PHASE I: The successful Phase I project will perform characterizations of the microstructures of high-conductivity (successful) and low-conductivity (unsuccessful) materials, and the determination of a set of structure-property relationships (e.g. grain size, volume fraction, orientation distribution, porosity, etc.) that predict suitably for the conductivity of the system. The final activities of the successful Phase I effort will scope out the unit processes associated with the synthesis and processing of wire and plan time and the resources needed to model those operations.

PHASE II: The successful Phase II effort will begin with a determination of target microstructures for acceptable physical properties of a wire product. It will model the major processing unit-step operations associated with the laboratory-scale operations, and introduce structure evolution and process failure envelopes for the unit-step operations. By the end of the successful Phase II effort, the investigators should have models for the major processing steps that communicate sufficiently to allow them to perform preliminary designs for the wire production process.

PHASE III: In a Phase III effort, the investigators will (with partners) begin the design of the processing operations needed to produce reliable high conductivity composite metal wire, and begin to predict the costs of scale-up for a commercial operation. Future activities will refine the models and lead to process optimization and the support of production operations.
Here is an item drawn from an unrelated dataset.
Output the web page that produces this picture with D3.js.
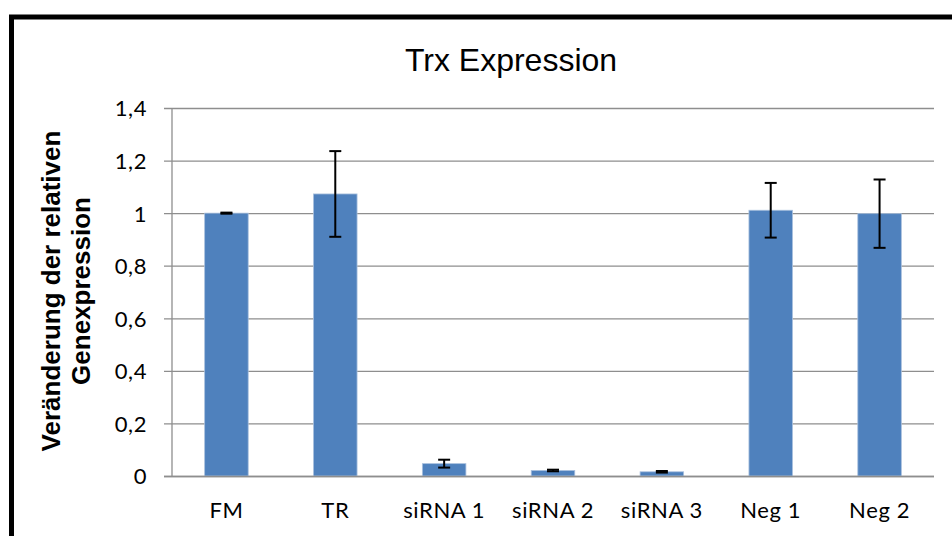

PRIVATE SECTOR COMMERCIAL POTENTIAL/DUAL-USE APPLICATIONS: Wiring on automobiles, aircraft, consumer electronics, and other applications where high reliability and light weight are desirable.


1. Tianhua Yu, Changdong Kim, Bin Yu, "Highly Conductive 3D Nano-Carbon: Stacked Multilayer Graphene System with Interlayer Decoupling", arXiv:1103.4567v3.

2. Hongqi Li, Amit Misra, Zenji Horita, Carl C. Koch, Nathan A. Mara, Patricia O. Dickerson, and Yuntian Zhu, "Strong and ductile nanostructured Cu-carbon nanotube composite", Phys. Rev. Lett. 95, 071907 (2009).

3. Evan Khaleghi, Milton Torikachvili, Marc A. Meyers, and Eugene A. Olevsky, "Magnetic enhancement of thermal conductivity in copper–carbon nanotube composites produced by electroless plating, freeze drying, and spark plasma sintering", Materials Letters 79 (2012) 256–258.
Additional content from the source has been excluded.